Yesterday, the Marrakech Festival paid a career tribute to Japanese director Shinya Tsukamoto, whose worksmany of which are cult films- stir mixed feelings of admiration or aversion because of their violence. He tells us how his use of violence in his films has changed with time.

Why do you make films?

This is a key question whose obviousness makes it hard to answer. When I was a child, I was full of imagination, but I was shy, withdrawn. One day I found out that the camera enables me to show to others the images that I have in mind. Since then, I cannot stop filming.

On Sunday, you received a career tribute. Is it an incentive for you to continue filming? Or an indicator that you have hit the peak of your career?

There are still many movies that I would like to shoot. This distinction is therefore an incentive for me. I will take it as a recognition of what has been achieved so far, while trying not to rest on my laurels.

The violence endured by your main characters often reconnects them to life. With these stories, aren't you justifying violence instead of denouncing it?

When I was in my thirties, my life as a Tokyo citizen was very safe and insulated from any sort of violence. This resonated in my films. It was sometimes tough for me to determine if what I was living was real or imaginary. Was I living in a dream? So the violence that I inflicted on my characters was similar to pinching myself to see if I was dreaming. Now, as I grow older and have kids, I am generally more concerned about the rising violence in the world. This concern shows in my last movie, Fires on the Plain.

Almost all of your films take place in oppressive urban settings. With the exception of Fires on The Plain, which tells the story of a wounded soldier wandering in the wilderness amid the carnage of the Pacific War. Is that a turning point for you?
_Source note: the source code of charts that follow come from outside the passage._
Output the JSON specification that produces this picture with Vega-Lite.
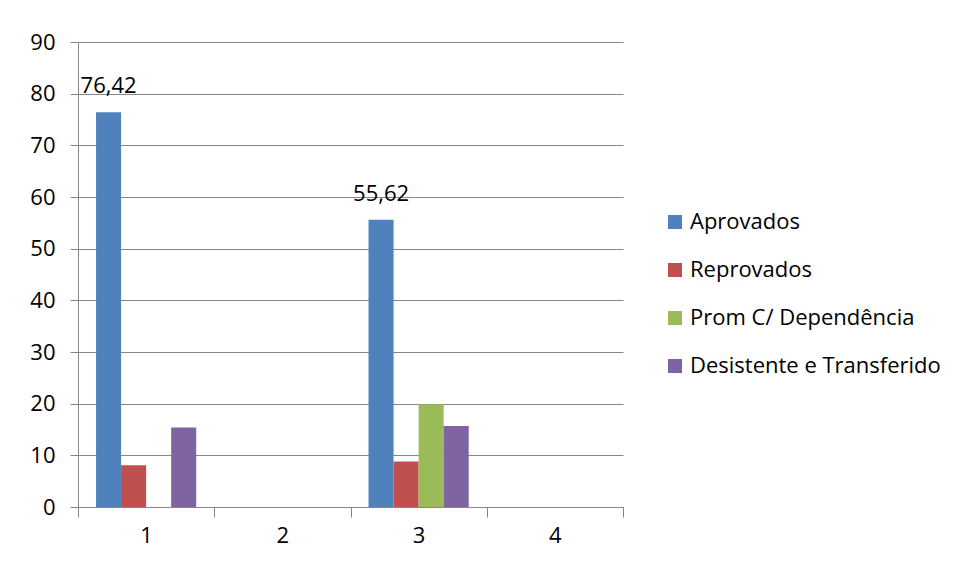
{
  "$schema": "https://vega.github.io/schema/vega-lite/v6.json",
  "width": 545,
  "height": 465,
  "autosize": "none",
  "padding": {"left": 78, "top": 42, "right": 341, "bottom": 59},
  "background": "white",
  "config": {
    "font": "Open Sans",
    "view": {"stroke": null},
    "locale": {"number": {"decimal": ",", "thousands": ".", "grouping": [3], "currency": ["", ""]}},
    "axis": {"labelFont": "Open Sans", "labelFontSize": 22, "labelColor": "#000000", "domainColor": "#878787", "tickColor": "#878787", "gridColor": "#878787"}
  },
  "data": {
    "values": [
      {"grupo": "1", "serie": "Aprovados", "valor": 76.42},
      {"grupo": "1", "serie": "Reprovados", "valor": 8.1},
      {"grupo": "1", "serie": "Desistente e Transferido", "valor": 15.4},
      {"grupo": "3", "serie": "Aprovados", "valor": 55.62},
      {"grupo": "3", "serie": "Reprovados", "valor": 8.8},
      {"grupo": "3", "serie": "Prom C/ Dependência", "valor": 19.9},
      {"grupo": "3", "serie": "Desistente e Transferido", "valor": 15.7}
    ]
  },
  "encoding": {
    "x": {
      "field": "grupo", "type": "nominal",
      "scale": {"domain": ["1", "2", "3", "4"], "paddingInner": 0, "paddingOuter": 0},
      "axis": {"title": null, "labelAngle": 0, "tickBand": "extent", "tickSize": 10, "labelPadding": 8, "grid": false, "domainWidth": 1}
    },
    "xOffset": {
      "field": "serie", "type": "nominal",
      "scale": {"domain": ["Aprovados", "Reprovados", "Prom C/ Dependência", "Desistente e Transferido"], "paddingInner": 0, "paddingOuter": 0.72}
    },
    "y": {
      "field": "valor", "type": "quantitative",
      "scale": {"domain": [0, 90], "nice": false},
      "axis": {"title": null, "values": [0, 10, 20, 30, 40, 50, 60, 70, 80, 90], "tickSize": 8, "labelPadding": 15, "grid": true, "gridWidth": 1}
    }
  },
  "layer": [
    {
      "mark": {"type": "bar"},
      "encoding": {
        "color": {
          "field": "serie", "type": "nominal",
          "scale": {"domain": ["Aprovados", "Reprovados", "Prom C/ Dependência", "Desistente e Transferido"], "range": ["#4F81BD", "#C0504D", "#9BBB59", "#8064A2"]},
          "legend": {
            "title": null, "orient": "none", "legendX": 586, "legendY": 169,
            "symbolType": "square", "symbolSize": 196, "symbolStrokeWidth": 0,
            "labelFont": "Open Sans", "labelFontSize": 22, "labelColor": "#000000",
            "labelOffset": 4, "rowPadding": 26, "padding": 0, "labelLimit": 400
          }
        }
      }
    },
    {
      "transform": [{"filter": "datum.serie === 'Aprovados'"}],
      "mark": {"type": "text", "baseline": "alphabetic", "align": "center", "dy": -19, "fontSize": 22, "font": "Open Sans", "color": "#000000"},
      "encoding": {
        "text": {"field": "valor", "type": "quantitative", "format": ".2f"}
      }
    }
  ]
}
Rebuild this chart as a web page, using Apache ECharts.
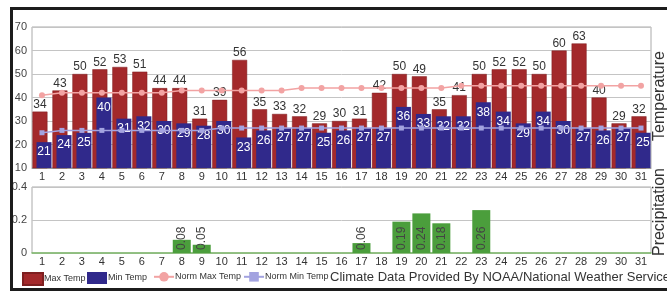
<!DOCTYPE html>
<html>
<head>
<meta charset="utf-8">
<script src="https://cdn.jsdelivr.net/npm/echarts@6/dist/echarts.min.js"></script>
<style>
  html, body { margin: 0; padding: 0; background: #fff; }
  #wrap { position: relative; width: 667px; height: 291px; overflow: hidden; }
  #main { width: 667px; height: 291px; }
  #frame {
    position: absolute; left: 10px; top: 7px; width: 720px; height: 284px;
    box-sizing: border-box; pointer-events: none;
    border-top: 3px solid #1c1c1c; border-left: 3px solid #1c1c1c; border-bottom: 3px solid #1c1c1c;
  }
</style>
</head>
<body>
<div id="wrap">
  <div id="main"></div>
  <div id="frame"></div>
</div>
<script>
// days of the month
const days = ['1','2','3','4','5','6','7','8','9','10','11','12','13','14','15','16',
  '17','18','19','20','21','22','23','24','25','26','27','28','29','30','31']
const maxTemp = [34,43,50,52,53,51,44,44,31,39,56,35,33,32,29,30,31,42,50,49,35,41,50,52,52,50,60,63,40,29,32]
const minTemp = [21,24,25,40,31,32,30,29,28,30,23,26,27,27,25,26,27,27,36,33,32,32,38,34,29,34,30,27,26,27,25]
const normMax = [41,42,42,42,42,42,42,43,43,43,43,43,43,44,44,44,44,44,44,44,44,45,45,45,45,45,45,45,45,45,45]
const normMin = [25,26,26,26,26,26,26,26,26,27,27,27,27,27,27,27,27,27,27,27,27,27,27,27,27,27,27,27,27,27,27]
const precip = [0,0,0,0,0,0,0,0.08,0.05,0,0,0,0,0,0,0,0.06,0,0.19,0.24,0.18,0,0.26,0,0,0,0,0,0,0,0]

const legendNames = ['Max Temp', 'Min Temp', 'Norm Max Temp', 'Norm Min Temp']
const legendLeft = [22, 87, 153, 243]

const font = 'Liberation Sans, Arial, sans-serif'

let myChart = echarts.init(document.getElementById('main'))

// one legend block per item so each sits where the original put it
const legends = legendNames.map((n, i) => ({
  left: legendLeft[i], top: 272, padding: 0,
  itemWidth: 20, itemHeight: 12,
  textStyle: { fontSize: 9, color: '#333', padding: [0, 0, 0, -4] },
  data: [i < 2 ? { name: n, icon: 'rect' } : n]
}))

let option = {
  animation: false,
  textStyle: { fontFamily: font },
  title: {
    text: 'Climate Data Provided By NOAA/National Weather Service',
    left: 330, top: 271, padding: 0,
    textStyle: { fontSize: 13, fontWeight: 'normal', color: '#333', fontFamily: font }
  },
  legend: legends,
  graphic: [
    { type: 'text', x: 660, y: 96, rotation: Math.PI / 2,
      style: { text: 'Temperature', fontSize: 16, fill: '#333', align: 'center', verticalAlign: 'middle', fontFamily: font } },
    { type: 'text', x: 660, y: 212, rotation: Math.PI / 2,
      style: { text: 'Precipitation', fontSize: 16, fill: '#333', align: 'center', verticalAlign: 'middle', fontFamily: font } }
  ],
  grid: [
    { left: 32, right: 16, top: 27, height: 141, show: true, borderColor: '#aaa', borderWidth: 1 },
    { left: 32, right: 16, top: 187, height: 66, show: true, borderColor: '#aaa', borderWidth: 1 }
  ],
  xAxis: [
    {
      gridIndex: 0, type: 'category', data: days,
      axisLine: { lineStyle: { color: '#999' } },
      axisTick: { show: false },
      axisLabel: { interval: 0, fontSize: 11, color: '#333', margin: 3 }
    },
    {
      gridIndex: 1, type: 'category', data: days,
      axisLine: { lineStyle: { color: '#7dbb6a', width: 1.5 } },
      axisTick: { show: false },
      axisLabel: { interval: 0, fontSize: 11, color: '#333', margin: 3 }
    }
  ],
  yAxis: [
    {
      gridIndex: 0, min: 10, max: 70, interval: 10,
      axisLine: { show: false }, axisTick: { show: false },
      axisLabel: { fontSize: 11, color: '#444', margin: 5 },
      splitLine: { lineStyle: { color: '#c4c4c4' } }
    },
    {
      gridIndex: 1, min: 0, max: 0.4, interval: 0.2,
      axisLine: { show: false }, axisTick: { show: false },
      axisLabel: { fontSize: 11, color: '#444', margin: 5 },
      splitLine: { lineStyle: { color: '#c4c4c4' } }
    }
  ],
  series: [
    {
      name: 'Max Temp', type: 'bar', data: maxTemp,
      xAxisIndex: 0, yAxisIndex: 0,
      barWidth: 15, barGap: '-73%',
      itemStyle: { color: '#a3292b', borderColor: '#7e1f20', borderWidth: 0.5 },
      label: { show: true, position: 'top', distance: 1, fontSize: 12, color: '#333' }
    },
    {
      name: 'Min Temp', type: 'bar', data: minTemp,
      xAxisIndex: 0, yAxisIndex: 0,
      barWidth: 15, barGap: '-73%',
      itemStyle: { color: '#30298b' },
      label: { show: true, position: 'insideTop', distance: 4, fontSize: 12, color: '#fff' }
    },
    {
      name: 'Norm Max Temp', type: 'line', data: normMax,
      xAxisIndex: 0, yAxisIndex: 0,
      symbol: 'circle', symbolSize: 6,
      lineStyle: { color: '#f2a3a3', width: 1.5 },
      itemStyle: { color: '#f2a3a3' }, z: 5
    },
    {
      name: 'Norm Min Temp', type: 'line', data: normMin,
      xAxisIndex: 0, yAxisIndex: 0,
      symbol: 'rect', symbolSize: 5,
      lineStyle: { color: '#a3a3e0', width: 1.5 },
      itemStyle: { color: '#a3a3e0' }, z: 5
    },
    {
      name: 'Precipitation', type: 'bar', data: precip,
      xAxisIndex: 1, yAxisIndex: 1,
      barWidth: 18,
      itemStyle: { color: '#4b9e3c' },
      label: {
        show: true, position: 'insideBottom', rotate: 90, align: 'left', verticalAlign: 'middle',
        distance: 3, fontSize: 12, color: '#444',
        formatter: (p) => p.value > 0 ? p.value.toFixed(2) : ''
      }
    }
  ]
}

myChart.setOption(option)
</script>
</body>
</html>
It is true that until making this film, I have been working on the interaction between the city and a human being confined in an urban box. I think I reached an age where I can be easily drawn to what happens beyond urban environments. I do not want to be conclusive, but I think that it is an inflection point or a pivot that will take me somewhere.

You often undertake several tasks in your films as a director, actor, screenwriter and cinematographer. You master each of these aspects of your work, but doesn’t that make you loose something by not receiving an outsider’s input?

Sometimes I encounter difficulties expressing to others my ideas. Also, I may lack enough confidence and determination to impose my views on others. I, therefore, prefer to do things by myself. But with time, I feel more and more capable of turning to others.